10. A method of operating a power system comprising:

actuating a control valve disposed in an exhaust gas recirculation (EGR) conduit that routes an exhaust flow from an engine back to the engine during a standard operating mode; and

actuating a restriction valve disposed in the EGR conduit upstream of the control valve to stop the flow through the EGR conduit during engine braking.

11. The method of claim 10 wherein the control valve and restriction valve are in series in the EGR conduit.

12. The method of claim 10 wherein the engine braking is achieved by a actuating an exhaust valve of the engine near top dead center of a compression stroke.

13. The method of claim 10 wherein the engine braking is achieved by applying a backpressure restriction downstream of the engine.

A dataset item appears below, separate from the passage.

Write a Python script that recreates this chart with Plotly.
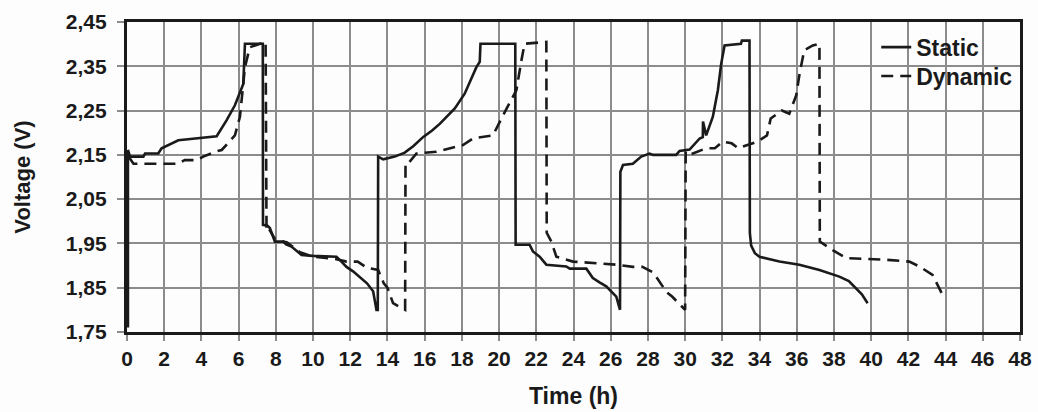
import plotly.graph_objects as go

# ---- data ----
static_t = [0.05, 0.05, 0.16, 0.88, 0.97, 1.68, 1.86, 2.22, 2.76, 4.82, 5.35, 5.8, 6.07, 6.25, 6.34,
            7.30, 7.31, 7.55, 7.68, 7.95, 8.4, 8.55, 8.84, 9.1, 9.38, 10.0, 10.6, 11.26, 11.5, 11.8, 12.15, 12.69,
            12.9, 13.23, 13.41, 13.48, 13.5, 13.77, 14.39, 14.93, 15.4, 15.91, 16.4, 16.81, 17.62,
            18.15, 18.78, 18.96, 19.0, 20.87, 20.89, 21.64, 21.82, 22.18, 22.54, 23.61, 23.8,
            24.69, 25.04, 25.4, 25.76, 26.3, 26.46, 26.5, 26.52, 26.66, 27.19, 27.64, 28.09, 28.27,
            29.52, 29.7, 30.24, 30.78, 30.95, 30.96, 31.13, 31.49, 31.76, 31.94, 32.12, 33.0, 33.05, 33.46,
            33.48, 33.55, 33.75, 34.0, 35.07, 36.14, 37.22, 38.29, 38.8, 39.19, 39.5, 39.81]
static_v = [1.76, 2.161, 2.146, 2.146, 2.153, 2.153, 2.165, 2.172, 2.183, 2.192, 2.228, 2.262, 2.29, 2.31, 2.401,
            2.401, 1.992, 1.99, 1.985, 1.954, 1.954, 1.948, 1.943, 1.933, 1.924, 1.922, 1.921, 1.92, 1.91, 1.897, 1.887, 1.868,
            1.86, 1.842, 1.80, 1.80, 2.146, 2.14, 2.146, 2.155, 2.17, 2.19, 2.205, 2.22, 2.255,
            2.288, 2.348, 2.36, 2.401, 2.401, 1.947, 1.947, 1.932, 1.92, 1.902, 1.898, 1.893,
            1.893, 1.872, 1.862, 1.853, 1.83, 1.80, 1.80, 2.112, 2.127, 2.13, 2.146, 2.153, 2.15,
            2.15, 2.159, 2.162, 2.187, 2.19, 2.225, 2.194, 2.236, 2.296, 2.356, 2.397, 2.401, 2.408, 2.408,
            1.973, 1.945, 1.928, 1.92, 1.909, 1.902, 1.89, 1.875, 1.865, 1.849, 1.835, 1.815]

dynamic_t = [0.1, 0.35, 1.06, 2.1, 2.75, 3.1, 3.74, 4.1, 4.73, 5.09, 5.53, 5.8, 6.07, 6.34, 6.6,
             7.45, 7.5, 7.6, 7.95, 8.6, 9.3, 10.0, 11.2, 11.8, 12.4, 12.9, 13.5, 13.8, 14.0, 14.3, 14.95,
             14.97, 15.1, 15.56, 16.63, 18.06, 18.6, 19.67, 20.21, 20.93, 21.2, 21.37, 22.54,
             22.56, 22.81, 23.08, 23.97, 26.3, 27.2, 27.7, 28.3, 28.6, 29.0, 29.3, 30.0,
             30.03, 30.24, 31.13, 31.6, 32.02, 32.5, 32.85, 33.3, 33.9, 34.4, 34.6, 35.2, 35.6,
             35.97, 36.14, 36.4, 36.86, 37.22, 37.24, 37.93, 38.65, 40.8, 42.05, 42.59, 43.3, 43.93]
dynamic_v = [2.145, 2.13, 2.13, 2.13, 2.13, 2.138, 2.138, 2.146, 2.157, 2.161, 2.18, 2.194, 2.236, 2.348, 2.393,
             2.405, 1.98, 1.985, 1.96, 1.952, 1.93, 1.92, 1.915, 1.909, 1.909, 1.895, 1.89, 1.86, 1.85, 1.815, 1.80,
             2.13, 2.13, 2.153, 2.157, 2.172, 2.187, 2.194, 2.239, 2.296, 2.363, 2.401, 2.405,
             1.974, 1.954, 1.92, 1.909, 1.902, 1.897, 1.897, 1.884, 1.864, 1.84, 1.83, 1.80,
             2.157, 2.15, 2.165, 2.165, 2.18, 2.176, 2.165, 2.172, 2.18, 2.194, 2.232, 2.25, 2.243,
             2.284, 2.33, 2.386, 2.397, 2.401, 1.954, 1.935, 1.917, 1.913, 1.909, 1.898, 1.879, 1.826]

x_ticks = list(range(0, 49, 2))
y_ticks = [1.75, 1.85, 1.95, 2.05, 2.15, 2.25, 2.35, 2.45]

FONT = "Liberation Sans, Arial, sans-serif"
INK = "#1a1a1a"
GRID = "#8c8c8c"

fig = go.Figure()
fig.add_trace(go.Scatter(x=static_t, y=static_v, mode="lines", name="Static",
                         line=dict(color=INK, width=2.6), legend="legend"))
fig.add_trace(go.Scatter(x=dynamic_t, y=dynamic_v, mode="lines", name="Dynamic",
                         line=dict(color=INK, width=2.6, dash="12px,7px"), legend="legend2"))

leg_font = dict(family=FONT, size=23, color=INK, weight="bold")
fig.update_layout(
    width=1038, height=412,
    margin=dict(l=127, r=18, t=22, b=80, autoexpand=False),
    paper_bgcolor="#fdfdfd", plot_bgcolor="#fdfdfd",
    separators=",.",
    font=dict(family=FONT, color=INK, size=21, weight="bold"),
    showlegend=True,
    legend=dict(x=0.839, xanchor="left", y=0.988, yanchor="top",
                bgcolor="rgba(0,0,0,0)", borderwidth=0, font=leg_font),
    legend2=dict(x=0.839, xanchor="left", y=0.895, yanchor="top",
                 bgcolor="rgba(0,0,0,0)", borderwidth=0, font=leg_font),
)

fig.update_xaxes(range=[0, 48], tickvals=x_ticks, ticktext=[str(v) for v in x_ticks],
                 showgrid=True, gridcolor=GRID, gridwidth=1.6,
                 showline=True, linecolor=INK, linewidth=3.2, mirror=True,
                 ticks="outside", ticklen=6, tickwidth=1.6, tickcolor=GRID,
                 zeroline=False,
                 tickfont=dict(family=FONT, size=21, color=INK, weight="bold"),
                 title=dict(text="Time (h)", font=dict(family=FONT, size=23, color=INK, weight="bold"),
                            standoff=19))
fig.update_yaxes(range=[1.75, 2.45], tickvals=y_ticks, tickformat=".2f",
                 showgrid=True, gridcolor=GRID, gridwidth=1.6,
                 showline=True, linecolor=INK, linewidth=3.2, mirror=True,
                 ticks="outside", ticklen=7, tickwidth=1.6, tickcolor=GRID,
                 zeroline=False, ticklabelstandoff=6,
                 tickfont=dict(family=FONT, size=21, color=INK, weight="bold"),
                 title=dict(text="Voltage (V)", font=dict(family=FONT, size=22, color=INK, weight="bold"),
                            standoff=30))

# remove the page's default 8px body margin so the 1038x412 figure fills the window exactly
fig.write_html("out.html",
               config={"displayModeBar": False},
               post_script="document.body.style.margin='0';document.body.style.overflow='hidden';")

14. The method of claim 10 wherein the restriction valve is located in an upstream one-half volume of the exhaust gas recirculation system.

15. The method of claim 14 wherein the control valve is located in a downstream one-half volume of the exhaust gas recirculation system.

16. A method of operating a power system comprising:

actuating a control valve disposed in an exhaust gas recirculation (EGR) conduit that routes an exhaust flow from an engine back to the engine during a standard operating mode; and

actuating a restriction valve disposed in the EGR conduit upstream of the control valve to stop the flow through the EGR conduit during regeneration of an exhaust filter.

17. The method of claim 16 wherein the control valve and restriction valve are in series in the EGR conduit.

18. The method of claim 16 wherein the regeneration of the exhaust filter is achieved by applying a backpressure restriction downstream of the engine.

19. The method of claim 16 wherein the restriction valve is located in an upstream one-half volume of the exhaust gas recirculation system.

20. The method of claim 19 wherein the control valve is located in a downstream one-half volume of the exhaust gas recirculation system.